I have a strange habit of ripping leaves off trees and bushes while I walk.

In the fall months especially, I become so completely enthralled by nature that I am often left grasping desperately for a way to better capture this delight. I am sometimes, quite literally, stopped short--hoping that simple stillness will help me to better absorb the moment. Maybe if I do not move, not even a muscle, I will just melt into autumn. But I can’t stop breathing, so I control my breaths. Slow and steady. Inhale. Exhale. The crisp air. The smell of brown tattered leaves--the trees shedding their coats while we don ours. Sometimes they smell like spit. Sometimes they smell like honey. I can’t stop blinking, either. A soft wind stings my eyes. I blink through the hazy light. It is so golden, so kind. Maybe because there is less of it these days, when it does shine it is more forgiving.
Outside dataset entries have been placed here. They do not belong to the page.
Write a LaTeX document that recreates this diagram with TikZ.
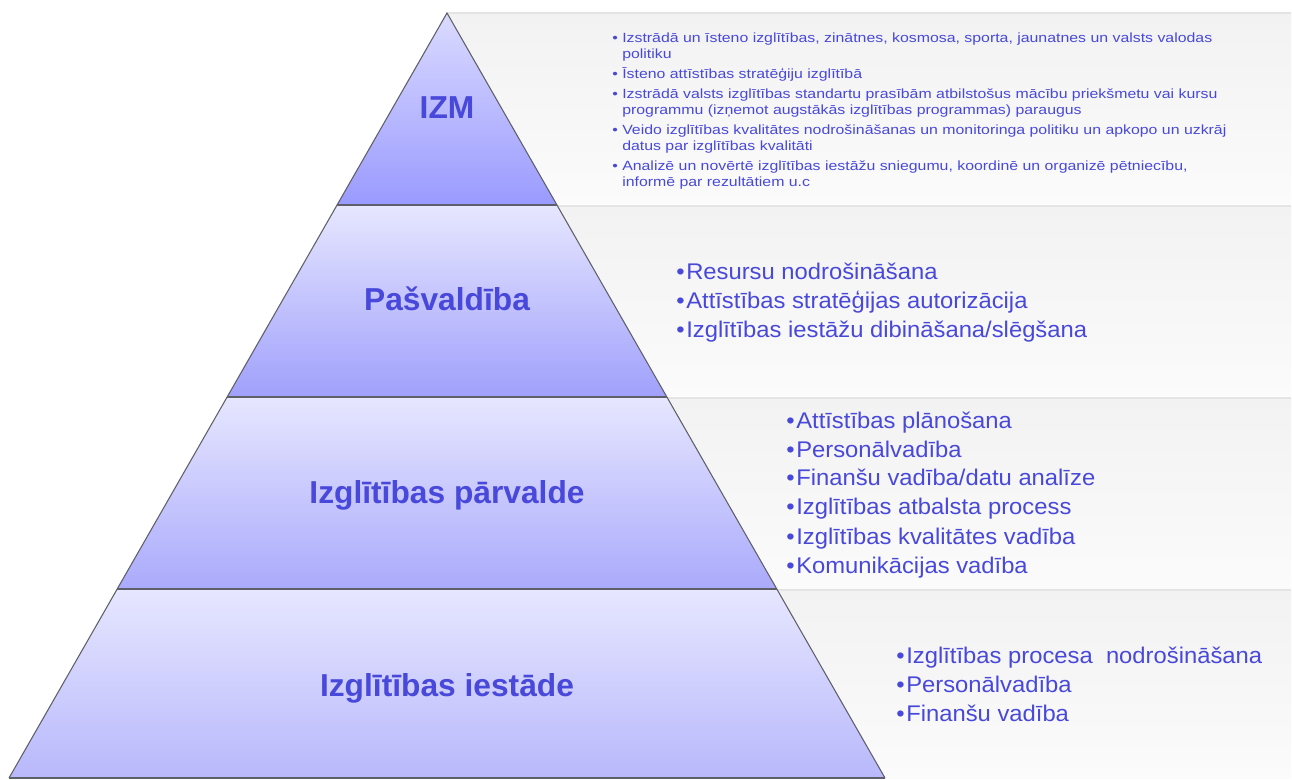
\documentclass[tikz,border=0pt]{standalone}
\usepackage{fontspec}
\setmainfont{Liberation Sans}
\newfontfamily\smallfont[FakeStretch=1.19]{Liberation Sans}
\newfontfamily\bigfont[FakeStretch=1.05]{Liberation Sans}
\definecolor{txt}{RGB}{72,72,218}
\definecolor{edgec}{RGB}{95,95,105}
\definecolor{bandtop}{RGB}{242,242,242}
\definecolor{bandbot}{RGB}{251,251,251}
\definecolor{bandline}{RGB}{228,228,228}
\definecolor{ttop}{RGB}{230,230,255}
\definecolor{tb1}{RGB}{154,154,255}
\definecolor{tb2}{RGB}{160,160,252}
\definecolor{tb3}{RGB}{170,170,252}
\definecolor{tb4}{RGB}{184,184,252}
\newcommand{\smb}[1]{\makebox[7.5pt][l]{\textbullet}#1}
\newcommand{\smc}[1]{\hspace*{7.5pt}#1}
\newcommand{\bgb}[1]{\makebox[7.5pt][l]{\textbullet}#1}
\tikzset{
  tierlabel/.style={text=txt, font=\fontsize{23.8}{26}\selectfont\bfseries, anchor=base},
  smalllist/.style={text=txt, font=\smallfont\fontsize{10}{12}\selectfont, anchor=base west, inner sep=0pt},
  biglist/.style={text=txt, font=\bigfont\fontsize{17}{21.75}\selectfont, anchor=base west, inner sep=0pt},
  tieredge/.style={draw=edgec, line width=0.8pt},
  sep/.style={draw=edgec, line width=1.5pt},
}
\begin{document}
\begin{tikzpicture}[x=0.75pt,y=-0.75pt]
\useasboundingbox (0,0) rectangle (1292,780);
\fill[white] (0,0) rectangle (1292,780);
% background bands
\foreach \ya/\yb in {13/204,206/396,398/588,590/778}{
  \shade[top color=bandtop, bottom color=bandbot] (447,\ya) rectangle (1291,\yb);
  \draw[bandline, line width=1.5pt] (447,\ya) -- (1291,\ya);
}
% pyramid tiers
\shade[top color=ttop!85!tb1, bottom color=tb1] (447,13) -- (556.9,205) -- (337.1,205) -- cycle;
\shade[top color=ttop, bottom color=tb2] (337.1,206) -- (556.9,206) -- (666.8,397) -- (227.2,397) -- cycle;
\shade[top color=ttop, bottom color=tb3] (227.2,398) -- (666.8,398) -- (776.8,589) -- (117.2,589) -- cycle;
\shade[top color=ttop, bottom color=tb4] (117.2,590) -- (776.8,590) -- (885,778) -- (9,778) -- cycle;
\draw[tieredge] (9,778) -- (447,13) -- (885,778);
\draw[tieredge] (9,778) -- (885,778);
\draw[sep] (337.1,205) -- (556.9,205);
\draw[sep] (227.2,397) -- (666.8,397);
\draw[sep] (117.2,589) -- (776.8,589);
% tier labels
\node[tierlabel] (izm) at (447,119) {IZM};
\node[tierlabel] (pasv) at (447,311) {Pašvaldība};
\node[tierlabel] (parv) at (447,503) {Izglītības pārvalde};
\node[tierlabel] (iest) at (447,696) {Izglītības iestāde};
% lists
\node[smalllist] (l1) at (612,43) {\begin{tabular}[t]{@{}l@{}}
\smb{Izstrādā un īsteno izglītības, zinātnes, kosmosa, sporta, jaunatnes un valsts valodas}\\
\smc{politiku}\\[3pt]
\smb{Īsteno attīstības stratēģiju izglītībā}\\[3pt]
\smb{Izstrādā valsts izglītības standartu prasībām atbilstošus mācību priekšmetu vai kursu}\\
\smc{programmu (izņemot augstākās izglītības programmas) paraugus}\\[3pt]
\smb{Veido izglītības kvalitātes nodrošināšanas un monitoringa politiku un apkopo un uzkrāj}\\
\smc{datus par izglītības kvalitāti}\\[3pt]
\smb{Analizē un novērtē izglītības iestāžu sniegumu, koordinē un organizē pētniecību,}\\
\smc{informē par rezultātiem u.c}
\end{tabular}};
\node[biglist] (l2) at (676,280) {\begin{tabular}[t]{@{}l@{}}
\bgb{Resursu nodrošināšana}\\
\bgb{Attīstības stratēģijas autorizācija}\\
\bgb{Izglītības iestāžu dibināšana/slēgšana}
\end{tabular}};
\node[biglist] (l3) at (786,428) {\begin{tabular}[t]{@{}l@{}}
\bgb{Attīstības plānošana}\\
\bgb{Personālvadība}\\
\bgb{Finanšu vadība/datu analīze}\\
\bgb{Izglītības atbalsta process}\\
\bgb{Izglītības kvalitātes vadība}\\
\bgb{Komunikācijas vadība}
\end{tabular}};
\node[biglist] (l4) at (896,663) {\begin{tabular}[t]{@{}l@{}}
\bgb{Izglītības procesa\ \ nodrošināšana}\\
\bgb{Personālvadība}\\
\bgb{Finanšu vadība}
\end{tabular}};
\end{tikzpicture}
\end{document}
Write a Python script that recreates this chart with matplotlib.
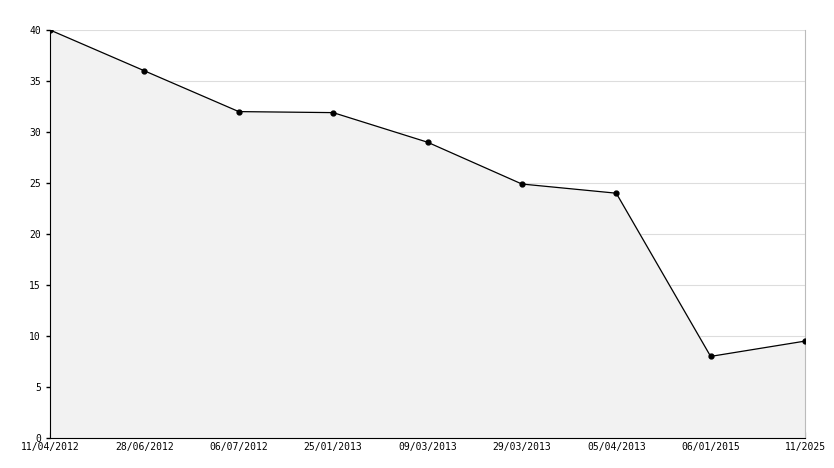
import matplotlib.pyplot as plt
from matplotlib.ticker import MultipleLocator

# 数据
dates = ['11/04/2012', '28/06/2012', '06/07/2012', '25/01/2013', '09/03/2013',
         '29/03/2013', '05/04/2013', '06/01/2015', '11/2025']
values = [40, 36, 32, 31.9, 29, 24.9, 24, 8, 9.5]

fig = plt.figure(figsize=(8.34, 4.68), dpi=100)
ax = fig.add_axes([50 / 834, 30 / 468, 755 / 834, 408 / 468])

x = list(range(len(dates)))
ax.fill_between(x, values, 0, color='#f2f2f2', zorder=1)
ax.plot(x, values, color='black', linewidth=0.9, marker='o', markersize=3.5, zorder=3)

ax.set_xlim(0, len(dates) - 1)
ax.set_ylim(0, 40)
ax.set_xticks(x)
ax.set_xticklabels(dates, family='DejaVu Sans Mono', fontsize=7)
ax.yaxis.set_major_locator(MultipleLocator(5))
ax.yaxis.set_minor_locator(MultipleLocator(1))
for lbl in ax.get_yticklabels():
    lbl.set_family('DejaVu Sans Mono')
    lbl.set_fontsize(7)
ax.tick_params(axis='y', which='major', direction='out', length=3, width=1)
ax.tick_params(axis='y', which='minor', direction='in', length=3, width=0.8)
ax.tick_params(axis='x', which='major', direction='in', length=4, width=0.8, pad=3)
ax.grid(axis='y', color='#dddddd', linewidth=0.8, zorder=0)
ax.set_axisbelow(True)

ax.spines['top'].set_visible(False)
ax.spines['right'].set_color('#bbbbbb')
ax.spines['right'].set_linewidth(0.8)

fig.savefig('out.png', dpi=100)
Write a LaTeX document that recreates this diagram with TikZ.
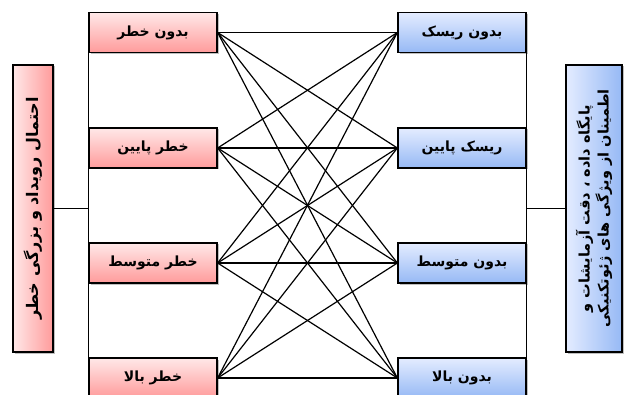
\documentclass[tikz,border=0pt]{standalone}
\usepackage{fontspec}
\TeXXeTstate=1
\newfontfamily\arabicfont[Script=Arabic]{DejaVu Sans}
\usetikzlibrary{shadows}
\definecolor{redtop}{RGB}{255,232,232}
\definecolor{redbot}{RGB}{255,155,155}
\definecolor{bluetop}{RGB}{228,236,255}
\definecolor{bluebot}{RGB}{150,185,245}
\tikzset{
  x=1pt,y=1pt,
  boxbase/.style={draw=black, line width=1.3pt, rectangle, inner sep=0pt,
    font=\arabicfont\bfseries\fontsize{14}{16}\selectfont,
    drop shadow={shadow xshift=1.5pt, shadow yshift=-1.5pt, fill=black!50, opacity=0.5}},
  redbox/.style={boxbase, minimum width=128pt, minimum height=40pt,
    top color=redtop, bottom color=redbot},
  bluebox/.style={boxbase, minimum width=128pt, minimum height=40pt,
    top color=bluetop, bottom color=bluebot},
  tallred/.style={boxbase, minimum width=40pt, minimum height=287pt,
    left color=redtop, right color=redbot},
  tallblue/.style={boxbase, minimum width=56pt, minimum height=287pt,
    left color=bluetop, right color=bluebot},
  tallText/.style={rotate=90, inner sep=0pt, align=center,
    font=\arabicfont\bfseries\fontsize{16}{20}\selectfont},
  tallTextB/.style={rotate=90, inner sep=0pt, align=center,
    font=\arabicfont\bfseries\fontsize{14.5}{19}\selectfont},
  link/.style={line width=1.2pt, draw=black},
}
\begin{document}
\begin{tikzpicture}
\useasboundingbox (0,0) rectangle (624,394);
% left column
\node[redbox] (l1) at (153,361.5) {\beginR بدون خطر\endR};
\node[redbox] (l2) at (153,246) {\beginR خطر پایین\endR};
\node[redbox] (l3) at (153,131) {\beginR خطر متوسط\endR};
\node[redbox] (l4) at (153,16) {\beginR خطر بالا\endR};
% right column
\node[bluebox] (r1) at (462,361.5) {\beginR بدون ریسک\endR};
\node[bluebox] (r2) at (462,246) {\beginR ریسک پایین\endR};
\node[bluebox] (r3) at (462,131) {\beginR بدون متوسط\endR};
\node[bluebox] (r4) at (462,16) {\beginR بدون بالا\endR};
% tall boxes
\node[tallred] (L) at (33,185.5) {};
\node[tallText] (Lt) at (L) {\beginR احتمال رویداد و بزرگی خطر\endR};
\node[tallblue] (R) at (594,185.5) {};
\node[tallTextB] (Rt) at (R) {\beginR پایگاه داده ، دقت آزمایشات و\endR\\\beginR اطمینان از ویژگی های ژئوتکنیکی\endR};
% side connectors
\draw[link] (l1.south west) -- (l4.north west);
\draw[link] (L.east) -- (L.east -| l1.west);
\draw[link] (r1.south east) -- (r4.north east);
\draw[link] (R.west) -- (R.west -| r1.east);
% full bipartite links
\foreach \i in {1,2,3,4}{
  \foreach \j in {1,2,3,4}{
    \draw[link] (l\i.east) -- (r\j.west);
  }
}
\end{tikzpicture}
\end{document}
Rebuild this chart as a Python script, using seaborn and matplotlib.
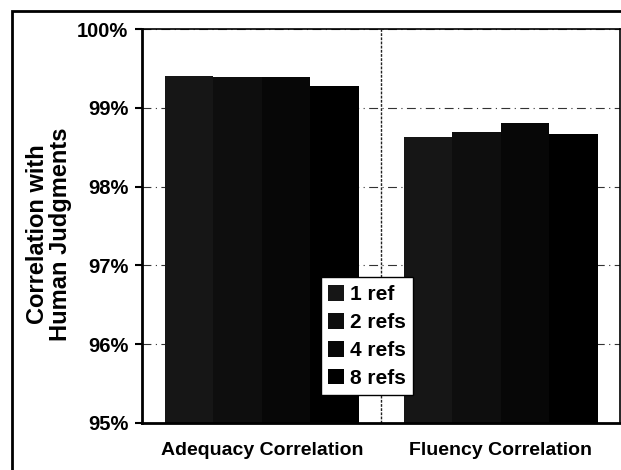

This is not working. I need to get closer. I need to feel this more. Somehow I need to feel it better. Better than I have ever felt anything. I become desperate, I break the stillness. My hand dashes out to touch the leaves, to feel them, for a moment. Pinch them in my fingers, trace their translucent snaking veins. Then, unable to refrain, I rip some off. Hold them. I hold autumn.
Or maybe all I have done is desecrate a tree. The moment is anticlimactic. I shove the leaves in my bag, and continue walking.

The next day a girl watches curiously as I reach for my notebook, but first pull a handful of leaves out of my bag. They are dry now. They crumble over my possessions.

2 comments:

Austin said...

that's beautiful.

but it also makes me...

hahahaHAHAHAhaha...

you're adorable.

Kathleen said...

thats exactly what i went through when i went to Jackson Hole.